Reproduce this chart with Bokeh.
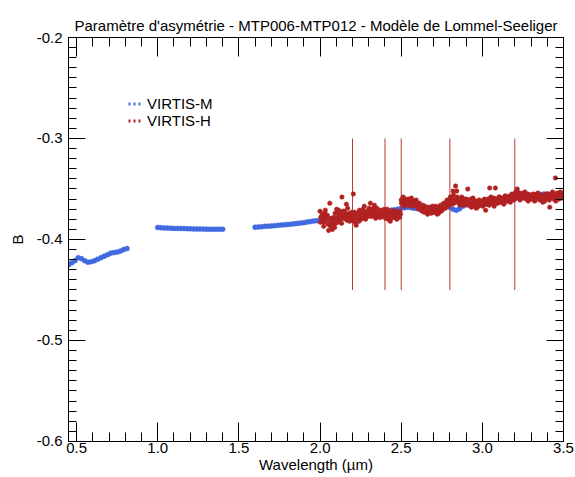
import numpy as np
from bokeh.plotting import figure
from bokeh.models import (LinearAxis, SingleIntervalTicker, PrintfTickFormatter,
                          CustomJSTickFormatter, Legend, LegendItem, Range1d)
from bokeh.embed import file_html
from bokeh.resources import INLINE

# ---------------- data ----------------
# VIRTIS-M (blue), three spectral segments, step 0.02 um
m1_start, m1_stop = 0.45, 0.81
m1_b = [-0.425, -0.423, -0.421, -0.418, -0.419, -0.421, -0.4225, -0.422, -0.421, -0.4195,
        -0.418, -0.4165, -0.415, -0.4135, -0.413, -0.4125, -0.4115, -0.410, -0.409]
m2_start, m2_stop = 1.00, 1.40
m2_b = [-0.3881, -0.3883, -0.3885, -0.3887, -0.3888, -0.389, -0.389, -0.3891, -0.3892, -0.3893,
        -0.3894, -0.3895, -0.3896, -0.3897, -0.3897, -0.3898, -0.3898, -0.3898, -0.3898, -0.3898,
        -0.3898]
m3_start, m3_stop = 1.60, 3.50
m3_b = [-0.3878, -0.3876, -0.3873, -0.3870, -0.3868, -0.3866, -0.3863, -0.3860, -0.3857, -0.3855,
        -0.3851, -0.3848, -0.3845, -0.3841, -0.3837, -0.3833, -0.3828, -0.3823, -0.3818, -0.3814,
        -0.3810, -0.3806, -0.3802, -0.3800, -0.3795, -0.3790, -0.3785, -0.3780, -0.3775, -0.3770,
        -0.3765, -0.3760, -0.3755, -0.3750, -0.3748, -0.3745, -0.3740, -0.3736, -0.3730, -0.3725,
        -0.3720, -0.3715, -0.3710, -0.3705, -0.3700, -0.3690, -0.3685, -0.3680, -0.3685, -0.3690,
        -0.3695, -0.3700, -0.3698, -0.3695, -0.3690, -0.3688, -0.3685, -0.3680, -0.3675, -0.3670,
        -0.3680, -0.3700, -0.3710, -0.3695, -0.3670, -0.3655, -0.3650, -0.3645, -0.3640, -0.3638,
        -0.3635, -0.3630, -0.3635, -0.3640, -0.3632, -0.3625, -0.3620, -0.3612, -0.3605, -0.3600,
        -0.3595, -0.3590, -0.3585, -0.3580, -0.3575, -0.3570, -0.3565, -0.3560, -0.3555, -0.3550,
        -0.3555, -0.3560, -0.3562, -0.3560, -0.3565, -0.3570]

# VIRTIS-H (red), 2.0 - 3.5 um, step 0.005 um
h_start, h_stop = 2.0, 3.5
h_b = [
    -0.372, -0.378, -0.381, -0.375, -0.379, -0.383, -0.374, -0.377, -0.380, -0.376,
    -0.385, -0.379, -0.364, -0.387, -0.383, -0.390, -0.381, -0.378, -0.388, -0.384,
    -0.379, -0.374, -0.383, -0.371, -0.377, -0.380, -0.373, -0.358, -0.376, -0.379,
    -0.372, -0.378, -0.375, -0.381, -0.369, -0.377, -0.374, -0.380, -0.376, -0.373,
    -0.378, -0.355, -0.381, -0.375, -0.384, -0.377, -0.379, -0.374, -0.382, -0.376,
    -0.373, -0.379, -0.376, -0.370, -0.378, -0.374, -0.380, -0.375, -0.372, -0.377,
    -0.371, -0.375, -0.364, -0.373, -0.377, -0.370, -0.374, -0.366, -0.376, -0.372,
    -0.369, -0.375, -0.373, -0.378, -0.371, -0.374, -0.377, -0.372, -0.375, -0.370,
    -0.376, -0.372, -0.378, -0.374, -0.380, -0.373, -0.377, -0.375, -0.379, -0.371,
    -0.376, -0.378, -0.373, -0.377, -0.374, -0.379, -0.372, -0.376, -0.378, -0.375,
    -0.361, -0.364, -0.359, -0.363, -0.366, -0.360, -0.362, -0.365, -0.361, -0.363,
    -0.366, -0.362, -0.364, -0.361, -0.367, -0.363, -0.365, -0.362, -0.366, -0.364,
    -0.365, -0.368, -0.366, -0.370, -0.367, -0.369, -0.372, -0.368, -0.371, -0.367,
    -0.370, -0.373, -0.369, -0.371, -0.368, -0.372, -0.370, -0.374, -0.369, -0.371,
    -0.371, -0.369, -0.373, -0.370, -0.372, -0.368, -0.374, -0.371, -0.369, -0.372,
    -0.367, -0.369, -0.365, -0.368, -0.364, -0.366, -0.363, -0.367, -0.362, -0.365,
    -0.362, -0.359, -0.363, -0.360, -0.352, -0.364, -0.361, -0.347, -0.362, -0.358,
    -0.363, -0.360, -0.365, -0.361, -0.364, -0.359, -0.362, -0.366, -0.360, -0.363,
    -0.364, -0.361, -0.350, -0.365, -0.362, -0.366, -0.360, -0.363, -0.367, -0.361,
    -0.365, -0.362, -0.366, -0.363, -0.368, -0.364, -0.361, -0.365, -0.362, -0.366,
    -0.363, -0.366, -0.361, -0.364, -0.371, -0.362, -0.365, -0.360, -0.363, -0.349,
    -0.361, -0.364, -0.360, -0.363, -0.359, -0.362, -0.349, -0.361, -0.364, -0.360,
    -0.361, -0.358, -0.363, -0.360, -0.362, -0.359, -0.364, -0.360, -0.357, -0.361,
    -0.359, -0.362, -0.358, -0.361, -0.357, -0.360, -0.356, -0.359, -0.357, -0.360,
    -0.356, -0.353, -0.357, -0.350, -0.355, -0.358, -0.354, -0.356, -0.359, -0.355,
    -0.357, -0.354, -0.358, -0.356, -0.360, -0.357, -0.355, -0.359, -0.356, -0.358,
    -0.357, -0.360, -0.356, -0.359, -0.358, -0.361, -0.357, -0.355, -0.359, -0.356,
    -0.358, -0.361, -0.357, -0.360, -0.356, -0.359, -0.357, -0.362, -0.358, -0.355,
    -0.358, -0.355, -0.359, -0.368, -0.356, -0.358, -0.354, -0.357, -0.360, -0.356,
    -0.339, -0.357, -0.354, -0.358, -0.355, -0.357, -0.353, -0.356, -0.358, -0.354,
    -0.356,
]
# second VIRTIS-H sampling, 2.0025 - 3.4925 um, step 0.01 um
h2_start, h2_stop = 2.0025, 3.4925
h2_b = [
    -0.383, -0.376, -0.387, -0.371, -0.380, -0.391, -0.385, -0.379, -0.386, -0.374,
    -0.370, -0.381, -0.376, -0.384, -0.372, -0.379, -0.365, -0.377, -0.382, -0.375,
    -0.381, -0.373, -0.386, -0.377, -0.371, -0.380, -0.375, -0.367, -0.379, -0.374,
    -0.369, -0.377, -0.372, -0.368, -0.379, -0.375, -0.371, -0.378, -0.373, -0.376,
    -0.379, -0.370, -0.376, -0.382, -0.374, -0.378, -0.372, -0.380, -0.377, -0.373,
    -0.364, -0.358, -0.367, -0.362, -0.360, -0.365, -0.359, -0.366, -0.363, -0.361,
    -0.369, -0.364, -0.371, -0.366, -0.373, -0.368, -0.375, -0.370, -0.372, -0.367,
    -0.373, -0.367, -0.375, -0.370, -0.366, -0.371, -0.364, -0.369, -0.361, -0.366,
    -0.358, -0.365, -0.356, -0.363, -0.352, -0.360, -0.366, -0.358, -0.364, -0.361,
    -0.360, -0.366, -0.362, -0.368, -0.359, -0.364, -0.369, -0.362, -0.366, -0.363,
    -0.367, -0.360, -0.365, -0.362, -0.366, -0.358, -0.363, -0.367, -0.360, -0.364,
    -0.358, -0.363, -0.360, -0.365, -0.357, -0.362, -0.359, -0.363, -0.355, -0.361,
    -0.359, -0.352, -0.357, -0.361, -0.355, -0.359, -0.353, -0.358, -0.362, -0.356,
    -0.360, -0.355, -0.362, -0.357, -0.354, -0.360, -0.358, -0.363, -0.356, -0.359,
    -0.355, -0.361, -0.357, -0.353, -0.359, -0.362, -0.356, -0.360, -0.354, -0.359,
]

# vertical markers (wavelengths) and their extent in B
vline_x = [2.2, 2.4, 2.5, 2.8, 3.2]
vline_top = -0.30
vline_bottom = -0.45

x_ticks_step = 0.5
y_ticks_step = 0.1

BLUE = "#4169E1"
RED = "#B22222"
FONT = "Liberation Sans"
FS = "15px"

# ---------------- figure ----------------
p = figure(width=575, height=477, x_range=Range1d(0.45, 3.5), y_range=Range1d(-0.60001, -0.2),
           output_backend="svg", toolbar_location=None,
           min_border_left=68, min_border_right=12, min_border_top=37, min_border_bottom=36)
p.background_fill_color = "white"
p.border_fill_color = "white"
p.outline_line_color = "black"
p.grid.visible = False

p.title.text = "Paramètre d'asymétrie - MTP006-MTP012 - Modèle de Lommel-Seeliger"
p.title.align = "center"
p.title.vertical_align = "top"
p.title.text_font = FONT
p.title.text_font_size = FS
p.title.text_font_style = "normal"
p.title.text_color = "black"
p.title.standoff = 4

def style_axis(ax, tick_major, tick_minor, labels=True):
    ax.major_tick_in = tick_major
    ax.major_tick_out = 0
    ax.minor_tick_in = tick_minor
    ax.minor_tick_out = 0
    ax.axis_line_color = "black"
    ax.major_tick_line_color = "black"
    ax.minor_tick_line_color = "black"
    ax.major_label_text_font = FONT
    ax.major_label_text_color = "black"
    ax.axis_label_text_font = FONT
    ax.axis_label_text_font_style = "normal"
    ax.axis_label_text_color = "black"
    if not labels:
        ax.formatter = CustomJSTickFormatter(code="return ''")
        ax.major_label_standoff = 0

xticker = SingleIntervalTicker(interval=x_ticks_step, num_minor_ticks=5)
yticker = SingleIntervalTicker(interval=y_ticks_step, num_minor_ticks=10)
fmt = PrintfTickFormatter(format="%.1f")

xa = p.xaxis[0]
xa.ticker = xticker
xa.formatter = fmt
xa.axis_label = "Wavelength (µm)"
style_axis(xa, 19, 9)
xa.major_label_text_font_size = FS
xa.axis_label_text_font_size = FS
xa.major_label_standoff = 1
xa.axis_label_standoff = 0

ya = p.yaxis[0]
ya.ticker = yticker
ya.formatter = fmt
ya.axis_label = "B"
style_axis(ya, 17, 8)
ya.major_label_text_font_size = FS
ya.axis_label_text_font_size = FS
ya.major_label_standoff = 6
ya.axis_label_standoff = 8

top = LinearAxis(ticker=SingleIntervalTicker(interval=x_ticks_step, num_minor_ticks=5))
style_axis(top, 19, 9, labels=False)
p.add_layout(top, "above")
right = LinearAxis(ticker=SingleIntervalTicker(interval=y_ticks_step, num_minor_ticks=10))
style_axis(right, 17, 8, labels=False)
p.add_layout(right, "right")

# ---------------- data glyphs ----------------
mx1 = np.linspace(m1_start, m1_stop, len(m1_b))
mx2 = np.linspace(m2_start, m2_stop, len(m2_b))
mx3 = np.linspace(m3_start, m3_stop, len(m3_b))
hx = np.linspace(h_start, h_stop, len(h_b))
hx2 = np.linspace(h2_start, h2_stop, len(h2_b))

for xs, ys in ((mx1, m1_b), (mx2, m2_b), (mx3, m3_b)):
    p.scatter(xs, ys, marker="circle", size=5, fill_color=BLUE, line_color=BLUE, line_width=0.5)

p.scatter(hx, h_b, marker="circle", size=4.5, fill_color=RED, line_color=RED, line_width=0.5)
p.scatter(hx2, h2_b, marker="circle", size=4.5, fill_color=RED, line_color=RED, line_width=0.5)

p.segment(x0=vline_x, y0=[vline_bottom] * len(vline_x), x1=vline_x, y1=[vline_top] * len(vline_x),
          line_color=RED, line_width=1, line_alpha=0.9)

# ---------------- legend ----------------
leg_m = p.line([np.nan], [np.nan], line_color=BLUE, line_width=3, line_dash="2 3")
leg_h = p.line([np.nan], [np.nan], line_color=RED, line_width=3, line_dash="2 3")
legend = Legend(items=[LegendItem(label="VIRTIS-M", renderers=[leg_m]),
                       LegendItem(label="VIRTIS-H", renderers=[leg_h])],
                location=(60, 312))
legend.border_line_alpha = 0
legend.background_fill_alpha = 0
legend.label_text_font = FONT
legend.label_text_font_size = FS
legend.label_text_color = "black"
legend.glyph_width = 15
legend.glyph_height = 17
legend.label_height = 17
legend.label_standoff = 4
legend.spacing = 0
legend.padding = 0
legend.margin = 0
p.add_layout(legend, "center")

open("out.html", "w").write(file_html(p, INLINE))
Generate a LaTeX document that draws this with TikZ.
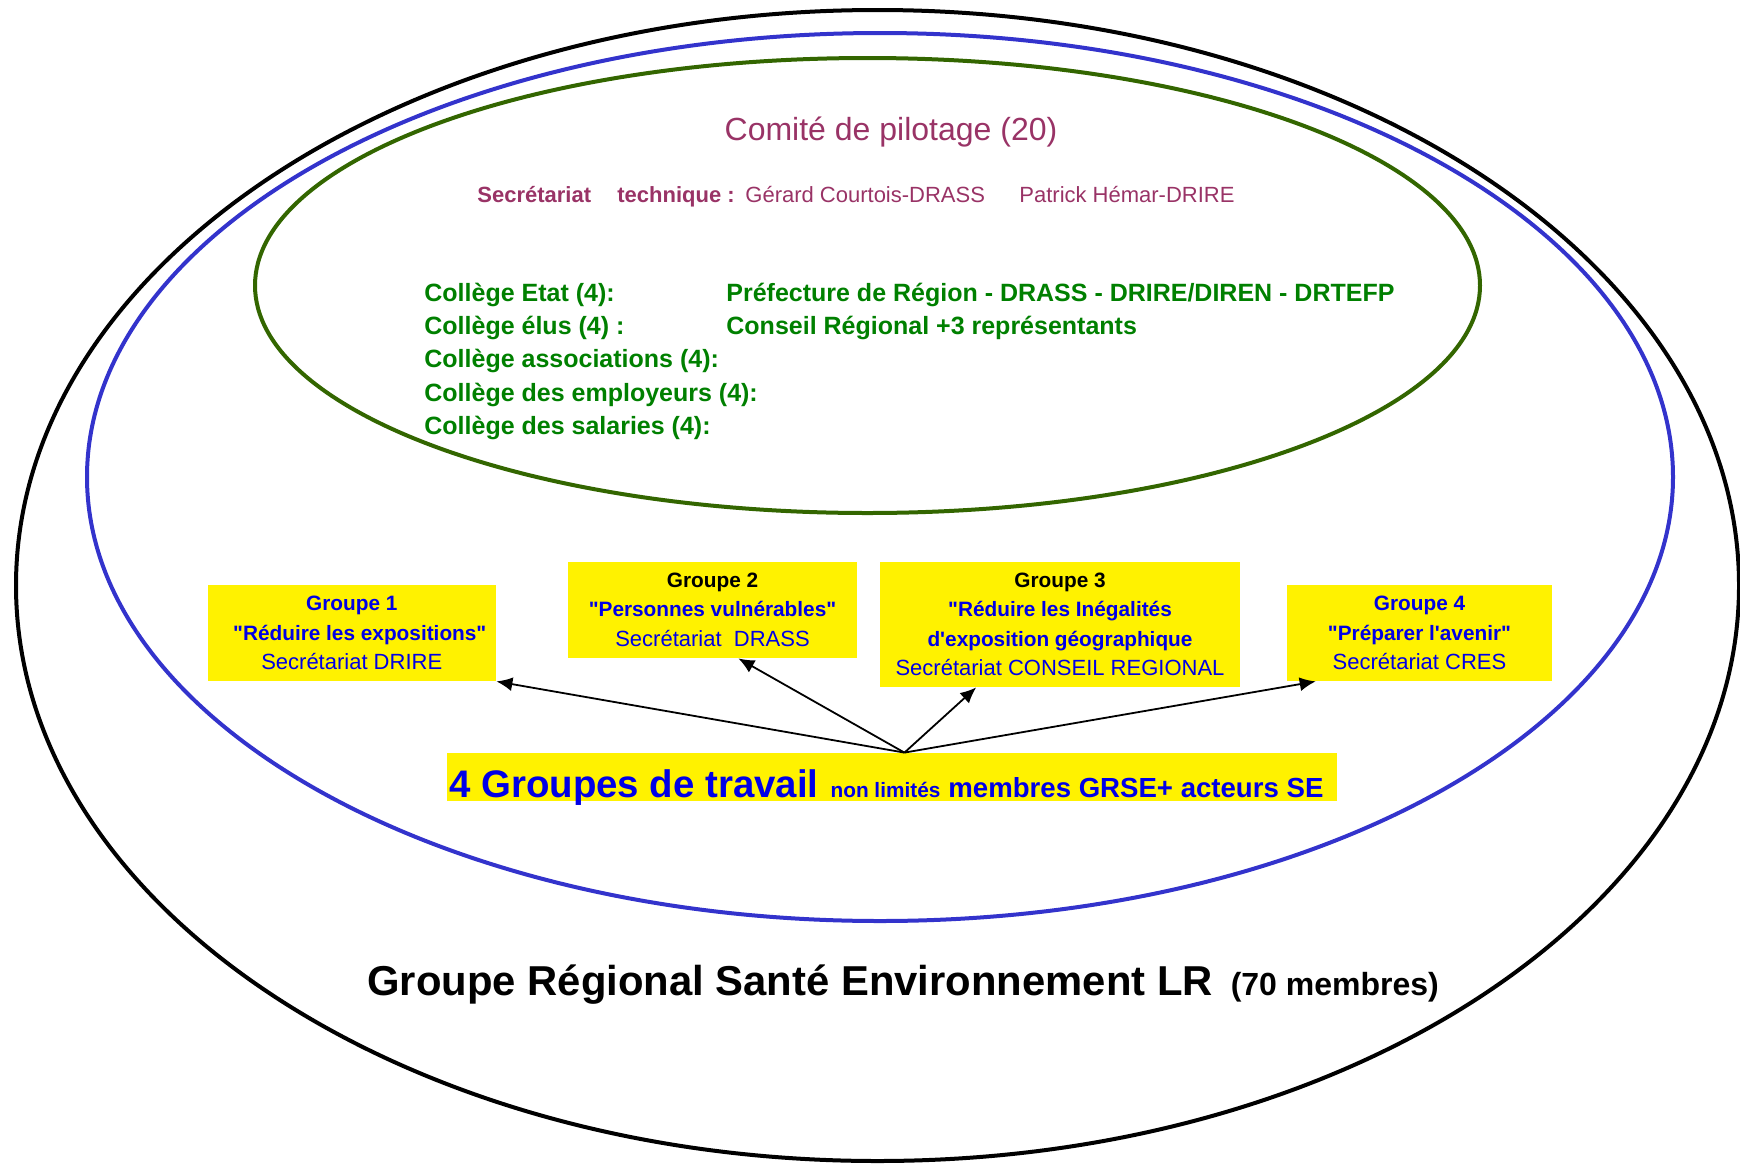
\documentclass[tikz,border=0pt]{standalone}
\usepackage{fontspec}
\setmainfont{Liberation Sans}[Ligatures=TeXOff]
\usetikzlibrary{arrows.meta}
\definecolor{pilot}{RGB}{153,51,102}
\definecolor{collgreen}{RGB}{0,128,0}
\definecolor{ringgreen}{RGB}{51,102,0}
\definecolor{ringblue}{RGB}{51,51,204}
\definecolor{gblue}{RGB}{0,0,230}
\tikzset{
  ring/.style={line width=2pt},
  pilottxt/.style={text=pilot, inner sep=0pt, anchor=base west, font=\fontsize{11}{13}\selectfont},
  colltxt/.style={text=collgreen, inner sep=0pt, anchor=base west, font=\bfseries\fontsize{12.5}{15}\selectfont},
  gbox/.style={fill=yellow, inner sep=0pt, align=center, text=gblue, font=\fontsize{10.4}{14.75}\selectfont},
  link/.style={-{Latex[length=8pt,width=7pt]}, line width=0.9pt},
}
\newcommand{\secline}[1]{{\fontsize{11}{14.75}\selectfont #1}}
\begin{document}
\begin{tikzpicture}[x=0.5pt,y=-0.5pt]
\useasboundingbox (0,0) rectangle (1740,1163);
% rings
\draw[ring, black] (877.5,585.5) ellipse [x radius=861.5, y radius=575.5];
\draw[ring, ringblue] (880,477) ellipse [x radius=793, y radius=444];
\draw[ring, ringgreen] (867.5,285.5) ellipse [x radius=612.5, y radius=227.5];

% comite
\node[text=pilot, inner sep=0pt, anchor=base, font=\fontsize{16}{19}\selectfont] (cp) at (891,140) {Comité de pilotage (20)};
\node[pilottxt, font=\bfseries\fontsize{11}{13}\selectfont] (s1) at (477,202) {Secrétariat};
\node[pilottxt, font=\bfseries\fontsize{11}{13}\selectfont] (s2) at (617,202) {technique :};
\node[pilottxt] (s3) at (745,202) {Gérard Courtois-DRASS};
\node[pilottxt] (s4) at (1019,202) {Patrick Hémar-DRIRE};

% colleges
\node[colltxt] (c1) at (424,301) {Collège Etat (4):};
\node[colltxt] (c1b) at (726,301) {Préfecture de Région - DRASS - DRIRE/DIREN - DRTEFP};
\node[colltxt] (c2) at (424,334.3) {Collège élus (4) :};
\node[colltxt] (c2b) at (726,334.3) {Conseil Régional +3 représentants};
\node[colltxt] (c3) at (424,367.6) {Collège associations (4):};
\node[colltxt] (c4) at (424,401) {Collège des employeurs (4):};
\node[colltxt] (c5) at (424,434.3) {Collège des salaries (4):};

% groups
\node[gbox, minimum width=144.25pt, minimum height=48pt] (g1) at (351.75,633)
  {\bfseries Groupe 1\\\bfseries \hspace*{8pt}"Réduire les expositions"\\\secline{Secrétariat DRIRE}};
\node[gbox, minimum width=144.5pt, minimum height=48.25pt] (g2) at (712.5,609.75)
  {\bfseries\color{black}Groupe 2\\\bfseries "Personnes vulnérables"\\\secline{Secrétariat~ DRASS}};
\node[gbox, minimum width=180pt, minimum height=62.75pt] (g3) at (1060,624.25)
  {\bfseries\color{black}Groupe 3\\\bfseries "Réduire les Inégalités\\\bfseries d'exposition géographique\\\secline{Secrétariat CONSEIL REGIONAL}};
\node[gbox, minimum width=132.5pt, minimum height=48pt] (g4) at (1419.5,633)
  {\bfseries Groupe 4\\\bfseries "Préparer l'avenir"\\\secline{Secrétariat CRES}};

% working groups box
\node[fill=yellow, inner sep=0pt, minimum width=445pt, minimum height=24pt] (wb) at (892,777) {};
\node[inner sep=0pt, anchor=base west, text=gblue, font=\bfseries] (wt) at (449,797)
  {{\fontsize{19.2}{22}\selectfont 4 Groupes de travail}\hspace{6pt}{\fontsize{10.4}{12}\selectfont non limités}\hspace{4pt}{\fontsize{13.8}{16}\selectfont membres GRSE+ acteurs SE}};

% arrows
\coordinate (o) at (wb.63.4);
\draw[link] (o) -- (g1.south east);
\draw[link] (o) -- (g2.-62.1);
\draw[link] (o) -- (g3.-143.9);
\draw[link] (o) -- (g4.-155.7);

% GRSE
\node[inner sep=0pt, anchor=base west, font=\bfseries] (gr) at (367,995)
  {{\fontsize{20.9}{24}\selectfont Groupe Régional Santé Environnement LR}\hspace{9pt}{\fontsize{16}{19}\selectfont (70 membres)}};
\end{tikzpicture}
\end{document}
════════════════
Without the pictures, please reproduce each line of the listing above exactly, from the first one through the line bearing "from bokeh.resources import INLINE".

Reproduce this chart with Bokeh.
import numpy as np
from bokeh.plotting import figure
from bokeh.models import (LinearAxis, SingleIntervalTicker, PrintfTickFormatter,
                          CustomJSTickFormatter, Legend, LegendItem, Range1d)
from bokeh.embed import file_html
from bokeh.resources import INLINE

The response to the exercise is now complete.